In another method of seismic prospecting as currently conducted, a train of seismic waves in the form of a "chirp" signal is generated in place of a sharp pulse, at the source.
A chirp signal is a frequency modulated wave of substantial duration in which the frequency is varied as a monotonic function of time, usually a linear function, over a substantial period of as much as several seconds. The length of a chirp is to be contrasted with a duration of a single seismic impulse produced by the methods described above, wherein the total duration of the signal emitted from the source is only a small fraction of a second, such as about 0.05 sec. or less. Sometimes a chirp signal is referred to as a sweep since the frequency is swept from one value to another during such action.
As the chirp signal travels downwardly in the earth, various parts of the signal are received simultaneously by the same geophones at the surface after reflection from anomalies that lie at different depths. Thus, at any specific instant, the frequencies of the respective signals received at the same geophone from anomalies at different depths are different.
When a chirp source signal is employed, the resultant recorded waves are cross-correlated with a replica of the original chirp in order to produce a record somewhat similar to that which would be produced if the original seismic wave had been in the form of an impulse.
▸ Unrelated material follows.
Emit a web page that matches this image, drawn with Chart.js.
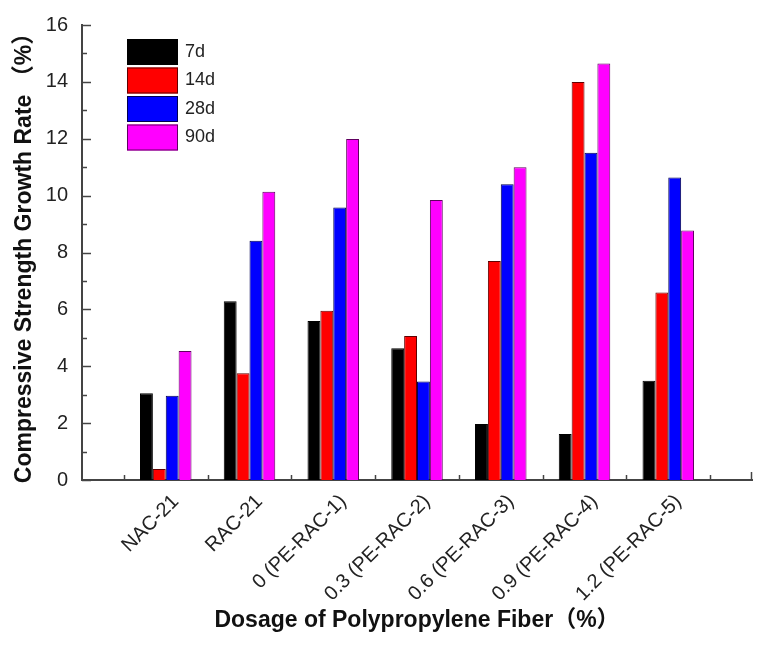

To achieve such a result, the received seismic waves are conventionally recorded on a magnetic tape along with a record of the chirp signal and the recorded seismic waves are correlated with the record of the chirp signal at a computer center. In order to increase the signal-to-noise ration, a chirp signal may be produced 20 to 100 times at about the same point and received at the same receiver point and the resultant received waves subjected to equal-time compositing. The most commonly used seismic prospecting process involving the use of a chirp signal and the correlation of the chirp signal with the seismic records is known as "Vibroseis" (trademark of Continental Oil Company). For convenience, we will refer to such processes as a Vibroseis-type process.